Les vêtements et autres textiles constituent environ 40% de l’ensemble des importations depuis la Chine. Cette catégorie de produits est celle qui a enregistré la plus forte hausse, mais les articles en plastique, les jouets, l’électronique ou encore les articles d’ameublement, dont la promotion se fait surtout sur la plateforme de commerce en ligne Temu, enregistrent également une nette croissance.
En octobre 2024, les importations par voie aérienne en provenance de Chine ont dépassé pour la première fois la barre des 5000 tonnes. La quantité totale en 2024 correspond à la capacité de chargement de plus de 470 avions-cargos, dont environ 170 pour le textile, l’habillement et la maroquinerie.

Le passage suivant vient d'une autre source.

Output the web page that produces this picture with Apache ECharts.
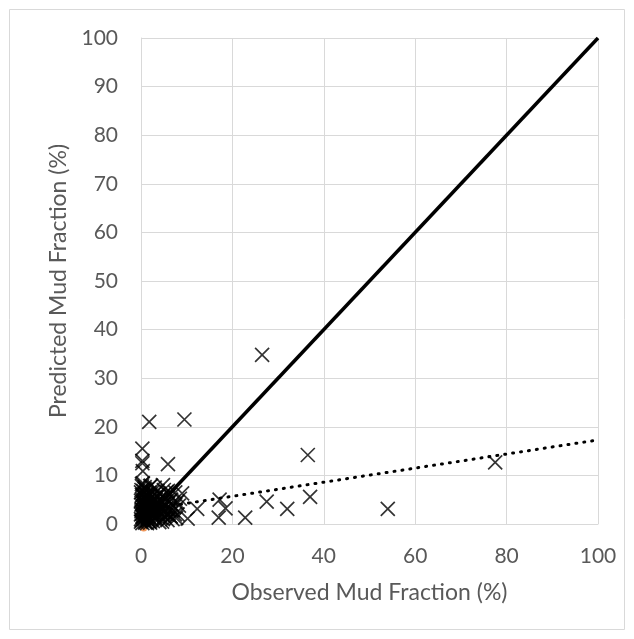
<!DOCTYPE html>
<html>
<head>
<meta charset="utf-8">
<script src="https://cdn.jsdelivr.net/npm/echarts@6/dist/echarts.min.js"></script>
<style>
  html, body { margin: 0; padding: 0; background: #fff; }
  #chart { width: 634px; height: 639px; }
</style>
</head>
<body>
<div id="chart"></div>
<script>
// observed vs predicted mud fraction (%)
var observed = [26.5, 9.5, 1.8, 0.3, 0.3, 0.3, 0.4, 5.9, 36.5, 77.5, 37.0, 32.0, 27.5, 54.0, 22.8,
    18.5, 17.2, 17.0, 12.3, 10.2, 8.5, 9.0, 8.0, 7.5, 6.8, 6.5, 5.5, 5.0, 4.5, 4.0,
    3.5, 3.0, 2.5, 2.0, 1.5, 1.2, 0.8, 0.5, 0.2, 0.0, 0.1, 0.4, 0.7, 1.0, 1.3,
    1.7, 2.2, 2.8, 3.3, 3.8, 4.3, 4.8, 5.3, 5.8, 6.3, 7.0, 7.7, 8.3, 2.0, 1.5,
    1.0, 0.6, 0.3, 0.0, 0.2, 0.5, 0.9, 1.4, 2.4, 3.0, 3.6, 4.2, 5.0, 5.7, 6.6,
    7.2, 0.1, 0.4, 0.8, 1.2, 1.8, 2.6, 3.4, 4.6, 0.0, 0.3, 0.6, 1.1, 1.6, 2.3,
    0.0, 0.2, 0.4, 0.6, 0.9, 1.1, 1.4, 1.9, 2.1, 2.7, 3.1, 3.9, 4.4, 5.1, 5.6,
    0.1, 0.3, 0.7, 1.0, 1.3, 1.6, 2.0, 2.5, 2.9, 3.4, 3.7, 4.1, 4.7, 5.2, 6.1,
    0.0, 0.2, 0.5, 0.8, 1.2, 1.5, 1.8, 2.2, 2.6, 3.2, 3.6, 4.0, 4.9, 5.5, 6.4,
    0.1, 0.4, 0.6, 0.9, 1.4, 1.7, 2.1, 2.4, 2.8, 3.3, 0.2, 0.5, 1.0, 1.5, 2.0,
    7.9, 6.9, 7.4, 6.2, 5.9, 4.8, 0.8, 0.4, 0.2, 1.3, 3.0, 2.2];
var predicted = [34.8, 21.5, 21.0, 15.5, 13.0, 12.5, 10.9, 12.3, 14.2, 12.7, 5.6, 3.1, 4.6, 3.1, 1.3,
    3.2, 5.0, 1.3, 3.1, 1.1, 5.2, 6.3, 2.0, 6.5, 4.0, 1.5, 5.5, 7.0, 3.0, 6.2,
    4.5, 7.5, 2.5, 6.0, 4.8, 3.5, 7.2, 5.5, 8.2, 6.5, 4.0, 2.0, 1.0, 0.5, 2.8,
    1.5, 3.8, 5.2, 1.2, 2.2, 4.8, 1.0, 3.0, 0.8, 6.0, 2.8, 1.2, 3.8, 0.3, 5.8,
    3.2, 2.5, 1.5, 0.5, 3.0, 4.2, 5.0, 0.8, 2.0, 1.0, 6.8, 2.5, 4.0, 2.0, 5.0,
    3.5, 7.0, 6.0, 1.8, 4.5, 2.6, 0.6, 5.8, 0.5, 2.0, 0.2, 3.6, 7.0, 1.0, 4.6,
    1.0, 2.2, 3.4, 4.6, 0.3, 1.8, 3.0, 4.2, 5.4, 3.6, 5.0, 4.0, 3.2, 1.6, 6.6,
    3.0, 5.0, 4.4, 6.0, 0.2, 3.6, 1.2, 4.4, 1.8, 3.8, 2.6, 1.4, 5.6, 4.4, 3.0,
    4.8, 0.8, 1.6, 2.8, 5.2, 1.2, 6.4, 2.8, 6.6, 2.2, 5.6, 0.4, 2.4, 3.2, 1.6,
    2.6, 1.4, 3.8, 2.2, 4.0, 0.6, 5.0, 1.8, 2.2, 4.2, 6.0, 6.8, 4.2, 5.6, 7.8,
    4.5, 1.0, 2.0, 4.6, 6.8, 8.0, 7.6, 8.4, 7.8, 6.2, 5.4, 7.9];
var originPoint = [[0.6, -0.8]];
var oneToOne = [[0, 0], [100, 100]];
var trend = [[0, 2.8], [100, 17.3]];
var xTicks = [0, 20, 40, 60, 80, 100];
var yTicks = [0, 10, 20, 30, 40, 50, 60, 70, 80, 90, 100];

var chart = echarts.init(document.getElementById('chart'));

var points = [];
for (var i = 0; i < observed.length; i++) {
    points.push([observed[i], predicted[i]]);
}

var fontName = 'Lato';
var gridLine = { color: '#d9d9d9', width: 1 };

var option = {
    animation: false,
    backgroundColor: '#fff',
    graphic: [{
        type: 'rect',
        shape: { x: 9.5, y: 9.5, width: 615, height: 620 },
        style: { fill: 'none', stroke: '#d9d9d9', lineWidth: 1 },
        silent: true
    }],
    grid: { left: 141, right: 36, top: 38, bottom: 115 },
    xAxis: {
        type: 'value',
        min: 0, max: 100, interval: 20,
        name: 'Observed Mud Fraction (%)',
        nameLocation: 'middle',
        nameGap: 57,
        nameTextStyle: { color: '#595959', fontSize: 23, fontFamily: fontName },
        axisLine: { show: true, lineStyle: gridLine },
        axisTick: { show: false },
        axisLabel: {
            margin: 22,
            color: '#595959', fontSize: 21, fontFamily: fontName,
            formatter: function (v) { return xTicks.indexOf(v) >= 0 ? String(v) : ''; }
        },
        splitLine: { show: true, lineStyle: gridLine }
    },
    yAxis: {
        type: 'value',
        min: 0, max: 100, interval: 10,
        name: 'Predicted Mud Fraction (%)',
        nameLocation: 'middle',
        nameGap: 71,
        nameTextStyle: { color: '#595959', fontSize: 23, fontFamily: fontName },
        axisLine: { show: true, lineStyle: gridLine },
        axisTick: { show: false },
        axisLabel: {
            margin: 23,
            color: '#595959', fontSize: 21, fontFamily: fontName,
            formatter: function (v) { return yTicks.indexOf(v) >= 0 ? String(v) : ''; }
        },
        splitLine: { show: true, lineStyle: gridLine }
    },
    series: [
        {
            name: 'Origin',
            type: 'scatter',
            data: originPoint,
            symbol: 'circle',
            symbolSize: 7,
            clip: false,
            itemStyle: { color: '#ed7d31' },
            z: 2
        },
        {
            name: 'Observed vs Predicted',
            type: 'scatter',
            data: points,
            symbol: 'path://M0,0L10,10M10,0L0,10',
            symbolSize: 14,
            clip: false,
            itemStyle: { color: 'none', borderColor: '#000', borderWidth: 1.7 },
            z: 3
        },
        {
            name: '1:1',
            type: 'line',
            data: oneToOne,
            symbol: 'none',
            lineStyle: { color: '#000', width: 3.5 },
            z: 4
        },
        {
            name: 'Trend',
            type: 'line',
            data: trend,
            symbol: 'none',
            lineStyle: { color: '#000', width: 3, type: [1, 7], cap: 'round' },
            z: 4
        }
    ]
};

chart.setOption(option);
</script>
</body>
</html>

Des lois pour protéger l’environnement
Cette récente évolution montre clairement que, malgré les nombreuses promesses faites par l’industrie textile, le secteur ne s’engagera pas volontairement sur la voie de la réduction drastique qui s’impose face à la crise climatique. Bien sûr, certaines entreprises font de gros efforts dans ce domaine, mais leurs progrès sont annihilés par la concurrence, qui n'ont aucun scrupule à conquérir des parts de marché au détriment du climat.
Pour commencer à corriger le tir, une première étape concrète consisterait à imposer une obligation de déclaration pour les biens de consommation. Outre le mode de transport, celle-ci instaurerait davantage de transparence concernant d’autres informations sur la durabilité de la production, par exemple à l’aide d’un passeport obligatoire pour les produits. Il faudrait par ailleurs supprimer au plus vite le subventionnement indirect du trafic aérien dû à l’absence de taxation du kérosène ainsi que les exceptions pour les vols extra-européens en matière d’échange de quotas d’émission.
Il est important à cet égard que les mesures législatives ne visent pas uniquement les nouvelles plateformes chinoises, mais qu’elles mettent tous les commerçants et fabricants face à leurs responsabilités. Car, comme le montre l’exemple d’Inditex, les acteurs européens établis de longue date ont un aussi retard considérable à combler sur la voie de la durabilité.